Throughout June and July, the government-run General Secretariat of the Idlib governorate offered rural farmlands owned by absentees and forcibly displaced residents for auction.
The recent auctions, an imitation of similar auctions regularly organised by the Hama governorate since four years ago, are the first to be held by the Idlib governorate, and included lands cultivated with pistachios. The lands offered this summer included farms in all regime-held parts of Idlib governorate, except for the towns of Al-Ghadfeh, Maarshourein and Maasran, which the regime still administers as closed military zones. Notably, the recent auctions also included pistachio farms in the Al-Tamanaeh district, which belongs administratively to the Idlib governorate, though the Hama governorate had been in charge of auctioning lands there in previous auctions.
Opposition forces took control of the entire Idlib governorate in 2015 but were forced out of the governorate’s southern and eastern countryside by regime military advances in 2019 and 2020. At the time, regime forces managed to regain control of Khan Sheikhoun, Maaret Al-Numan and Saraqeb. Most owners of the lands recently offered for investment in the auctions were forcibly displaced by the fighting to areas that remain under opposition control.
On May 31, 2022, the General Secretariat of the Idlib governorate issued Announcement No. 580, identifying the dozens of towns and cities in rural Idlib where farmlands would become available for investment through the auctions. The secretariat announced 12 dates for the public auctions, all of which would be held in the first half of June 2022 inside a tent erected in the “temporary” Idlib governorate capital of Khan Sheikhoun. Damascus has governed Khan Sheikhoun as the Idlib governorate’s provisional administrative centre since late 2021.
The May 31 announcement specified that the investment period for the auctioned lands would last for one agricultural season. The initial deposit values would be SYP 700,000 per hectare of land, with the final deposits at ten percent of the “referral” value – that is, the initial offering price of the auctioned land. According to the announcement, each potential investor interested in participating in the auctions was required to pay SYP 35,000 to obtain the technical book of conditions from the General Secretariat’s Department of Contracts and to submit one application per real estate area for which they hoped to place a bid.
Following the first round of auctions in June, the General Secretariat organised a new auction for July 16. However, either nobody applied for the new auction or the winners of the previous auctions failed to pay their financial dues. In any case, the General Secretariat demanded that all the new auction winners pay their dues by July 20. Failure to pay would result in the cancellation of the auction results and additional fees to help cover the costs of any future auctions.
The General Secretariat set July 19 as the date to start harvesting the year’s pistachio crop in all parts of the rural parts of the Idlib governorate that are under regime control – whether those lands are under investment from their actual owners or from public auction winners. In either case, the secretariat required farmers to obtain “crop harvest papers” from the governorate’s Directorate of Public and Legal Affairs. Such papers are granted only after applicants obtain clearances from the General Secretariat proving that they have met all their financial obligations for the farmlands.

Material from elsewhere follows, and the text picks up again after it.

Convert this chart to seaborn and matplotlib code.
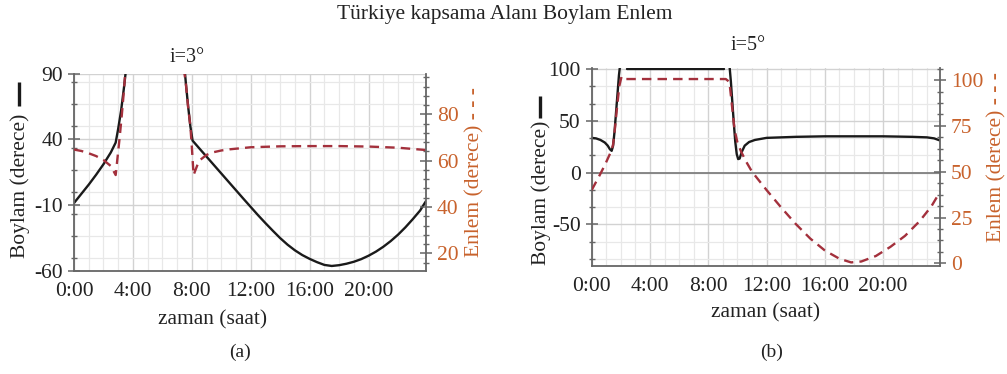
import numpy as np
import pandas as pd
import matplotlib
matplotlib.use("Agg")
import matplotlib.pyplot as plt
from matplotlib.lines import Line2D
from matplotlib.ticker import MultipleLocator, FuncFormatter, FixedLocator
import seaborn as sns

# ---------------- data ----------------
# Panel (a): i=3 deg
hours_a_boylam_1 = [0, 0.5, 1.0, 1.5, 2.0, 2.5, 2.83, 3.0, 3.2, 3.4, 3.55]
boylam_a_1 = [-8.5, -1.5, 5.5, 13, 21, 30, 37.5, 48, 62, 80, 95]
hours_a_boylam_2 = [7.5, 7.6, 7.75, 7.9, 8.05, 8.5, 9.0, 9.5, 10.0, 10.5, 11.0, 11.5,
                    12.0, 12.5, 13.0, 13.5, 14.0, 14.5, 15.0, 15.5, 16.0, 16.5, 17.0,
                    17.5, 18.0, 18.5, 19.0, 19.5, 20.0, 20.5, 21.0, 21.5, 22.0, 22.5,
                    23.0, 23.5, 23.9]
boylam_a_2 = [95, 82, 65, 50, 39, 33.2, 26.8, 20.4, 14, 7.6, 1.2, -5.2,
              -11.5, -17.8, -23.8, -29.6, -35.2, -40.2, -44.5, -48.1, -51, -53.5, -55.6,
              -56.4, -55.8, -54.7, -53.2, -51.2, -48.6, -45.5, -41.8, -37.5, -32.6, -27.0,
              -20.8, -14.2, -7.0]
hours_a_enlem_1 = [0, 0.5, 1.0, 1.5, 2.0, 2.5, 2.83, 3.0, 3.1, 3.25, 3.4, 3.5]
enlem_a_1 = [64.8, 64.2, 63.2, 62, 60.3, 57.7, 53.8, 64, 70, 80, 91, 100]
hours_a_enlem_2 = [7.45, 7.6, 7.75, 7.9, 8.0, 8.12, 8.25, 8.4, 8.6, 9.0, 9.43, 10.0,
                   10.56, 12.0, 14.0, 16.0, 18.0, 20.0, 22.0, 23.9]
enlem_a_2 = [100, 93, 83, 75, 66, 53.8, 56, 58.5, 60.5, 62.5, 63.6, 64.4,
             64.9, 65.8, 66.2, 66.3, 66.3, 66.1, 65.6, 64.6]

# Panel (b): i=5 deg
hours_b_boylam_1 = [0, 0.3, 0.6, 0.9, 1.1, 1.25, 1.37, 1.47, 1.57, 1.67, 1.77, 1.87, 1.95]
boylam_b_1 = [33.5, 33, 31.5, 29, 26, 22.5, 21, 26, 40, 58, 76, 94, 104]
hours_b_boylam_2 = [2.4, 4.0, 6.0, 8.0, 9.1]
boylam_b_2 = [100.5, 100.5, 100.5, 100.5, 100.5]
hours_b_boylam_3 = [9.45, 9.55, 9.65, 9.75, 9.85, 9.95, 10.05, 10.15, 10.3, 10.5, 10.8,
                    11.2, 12.0, 14.0, 16.0, 18.0, 20.0, 22.0, 23.0, 23.5, 23.9]
boylam_b_3 = [104, 88, 68, 48, 30, 18, 13, 13.5, 20, 26, 29.5,
              31.5, 33.5, 34.5, 35, 35, 35, 34.5, 34, 33, 31]
hours_b_enlem = [0, 0.5, 0.9, 1.37, 1.47, 1.6, 1.75, 1.9, 2.05, 2.3, 4, 6, 8, 9.2,
                 9.45, 9.6, 9.8, 10.0, 10.25, 10.6, 11.0, 12.0, 13.0, 14.0, 15.0,
                 16.0, 17.0, 17.8, 18.5, 19.5, 20.5, 21.5, 22.5, 23.3, 23.9]
enlem_b = [40, 47.4, 53.6, 61.8, 65, 74, 86, 97, 102, 100.6, 100.6, 100.6, 100.6, 100.6,
           99, 88, 73, 66, 61, 55.5, 50, 40, 30.5, 21.5, 13.5,
           7, 2.5, 0.5, 1, 4, 9, 15, 23, 31, 39]

hour_ticks = [0, 4, 8, 12, 16, 20]
title_text = "Türkiye kapsama Alanı Boylam Enlem"
subtitles = ["i=3°", "i=5°"]
panel_tags = ["(a)", "(b)"]


def segments(pairs):
    frames = []
    for k, (h, v) in enumerate(pairs):
        frames.append(pd.DataFrame({"hour": h, "value": v, "seg": k}))
    return pd.concat(frames, ignore_index=True)


df_a_b = segments([(hours_a_boylam_1, boylam_a_1), (hours_a_boylam_2, boylam_a_2)])
df_a_e = segments([(hours_a_enlem_1, enlem_a_1), (hours_a_enlem_2, enlem_a_2)])
df_b_b = segments([(hours_b_boylam_1, boylam_b_1), (hours_b_boylam_2, boylam_b_2),
                   (hours_b_boylam_3, boylam_b_3)])
df_b_e = segments([(hours_b_enlem, enlem_b)])

# ---------------- style ----------------
sns.set_theme(style="white")
plt.rcParams["font.family"] = ["Liberation Serif", "DejaVu Serif"]
plt.rcParams["axes.unicode_minus"] = False

W, H = 1007, 374
fig = plt.figure(figsize=(W / 100, H / 100), dpi=100)
fig.patch.set_facecolor("white")

BLACK = "#1a1a1a"
RED = "#a3303c"
ORANGE = "#c8622c"
SPINE = "#666666"
TXT = "#222222"
FS = 15.5


def px_axes(x0, x1, y0, y1):
    return fig.add_axes([x0 / W, 1 - y1 / H, (x1 - x0) / W, (y1 - y0) / H])


def style_panel(ax, axr, ylim, yticks, yminor, rlim, rticks, rminor):
    ax.set_xlim(0, 23.9)
    ax.set_ylim(*ylim)
    axr.set_ylim(*rlim)
    ax.xaxis.set_major_locator(FixedLocator(hour_ticks))
    ax.xaxis.set_minor_locator(MultipleLocator(1))
    ax.xaxis.set_major_formatter(FuncFormatter(lambda x, p: f"{int(round(x))}:00"))
    ax.yaxis.set_major_locator(FixedLocator(yticks))
    ax.yaxis.set_minor_locator(MultipleLocator(yminor))
    axr.yaxis.set_major_locator(FixedLocator(rticks))
    axr.yaxis.set_minor_locator(MultipleLocator(rminor))
    ax.set_axisbelow(True)
    ax.grid(which="major", color="#d2d2d2", lw=1.0)
    ax.grid(which="minor", color="#e8e8e8", lw=0.9)
    for a in (ax, axr):
        for s in a.spines.values():
            s.set_visible(False)
    ax.spines["left"].set_visible(True)
    ax.spines["bottom"].set_visible(True)
    axr.spines["right"].set_visible(True)
    for s in (ax.spines["left"], ax.spines["bottom"], axr.spines["right"]):
        s.set_color(SPINE)
        s.set_linewidth(1.3)
    ax.tick_params(axis="both", which="major", direction="inout", length=8,
                   width=1.1, color=SPINE, labelsize=FS, labelcolor=TXT, pad=4)
    ax.tick_params(axis="both", which="minor", direction="inout", length=5,
                   width=1.0, color=SPINE)
    ax.tick_params(axis="y", which="both", right=False)
    ax.tick_params(axis="x", which="both", top=False)
    axr.tick_params(axis="y", which="major", direction="inout", length=8, width=1.1,
                    color=SPINE, labelsize=FS, labelcolor=ORANGE, pad=4)
    axr.tick_params(axis="y", which="minor", direction="inout", length=5, width=1.0,
                    color=SPINE)
    ax.set_xlabel("zaman (saat)", fontsize=FS, color=TXT)
    ax.set_ylabel("Boylam (derece)", fontsize=FS, color=TXT)
    axr.set_ylabel("Enlem (derece) - - -", fontsize=FS, color=ORANGE)


def draw(ax, axr, dfb, dfe):
    sns.lineplot(data=dfb, x="hour", y="value", units="seg", estimator=None,
                 sort=False, color=BLACK, lw=1.7, ax=ax, legend=False)
    sns.lineplot(data=dfe, x="hour", y="value", units="seg", estimator=None,
                 sort=False, color=RED, lw=1.7, ax=axr, legend=False)
    for ln in axr.lines:
        ln.set_dashes([4, 2.6])


def legend_bar(xpx, y0px, y1px):
    fig.add_artist(Line2D([xpx / W, xpx / W], [1 - y0px / H, 1 - y1px / H],
                          transform=fig.transFigure, color=BLACK, lw=2.4,
                          solid_capstyle="butt"))


# Panel (a)
axA = px_axes(74, 426, 73.6, 270.7)
axAr = axA.twinx()
draw(axA, axAr, df_a_b, df_a_e)
style_panel(axA, axAr, (-60, 90), [90, 40, -10, -60], 50 / 3,
            (12.5, 97.6), [20, 40, 60, 80], 4)
axA.yaxis.set_label_coords(-0.125, 0.43)
axAr.yaxis.set_label_coords(1.111, 0.5)
axA.xaxis.set_label_coords(0.395, -0.2)
legend_bar(19, 82, 106)

# Panel (b)
axB = px_axes(591.7, 940, 67.5, 265.7)
axBr = axB.twinx()
axB.axhline(0, color="#808080", lw=1.3, zorder=1.5)
draw(axB, axBr, df_b_b, df_b_e)
style_panel(axB, axBr, (-90, 101.5), [100, 50, 0, -50], 50 / 3,
            (-1.3, 106.9), [0, 25, 50, 75, 100], 6.25)
axB.yaxis.set_label_coords(-0.117, 0.37)
axBr.yaxis.set_label_coords(1.135, 0.55)
axB.xaxis.set_label_coords(0.5, -0.19)
legend_bar(540, 96, 118)

# Texts
fig.text(505 / W, 1 - 15 / H, title_text, ha="center", va="center",
         fontsize=FS, color=TXT)
fig.text(187 / W, 1 - 57 / H, subtitles[0], ha="center", va="center",
         fontsize=14.5, color=TXT)
fig.text(748 / W, 1 - 46 / H, subtitles[1], ha="center", va="center",
         fontsize=14.5, color=TXT)
fig.text(240 / W, 1 - 352 / H, panel_tags[0], ha="center", va="center",
         fontsize=14, color=TXT)
fig.text(772 / W, 1 - 352 / H, panel_tags[1], ha="center", va="center",
         fontsize=14, color=TXT)

fig.savefig("out.png", dpi=100, facecolor="white")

Ostensibly, preference in the auctions was given to relatives of the farmland owners up to the fourth degree. The General Secretariat required relatives to submit applications in order to participate in the auctions, as well as pay the initial securities for any lands they won and invest in the lands at the final prices at which they were awarded. Amid these requirements, it is unclear what form of preference the landowners’ relatives actually received.
The recent auctions in Idlib bear similarities to those held in recent years in the Hama governorate. Both sets of auctions were based on Public Contracts Law No. 51 of 2004, which addresses contracts related to assets owned by public entities, and on Ministry of Agriculture and Agrarian Reform Circulars No. 169 of June 2021 and No. 438 of April 2022. The circulars referred to the conditions for applying to the auctions as well as the deposits that successful bidders must pay.
Until recently, regime forces had worked to harvest pistachio crops from all the lands they control in the Idlib governorate, without landowners’ consent and without compensating them. Back then, the regime considered the Idlib countryside a closed military zone and forbade civilians from entering unless they had prior security approval.
Pistachios are among the most important crops to Idlib’s economy. Cultivation is mainly concentrated around Khan Sheikhoun and Maaret Al-Numan. According to statistics from the Idlib Directorate of Agriculture, some 10,475 hectares of land in the governorate were cultivated with pistachios in 2013.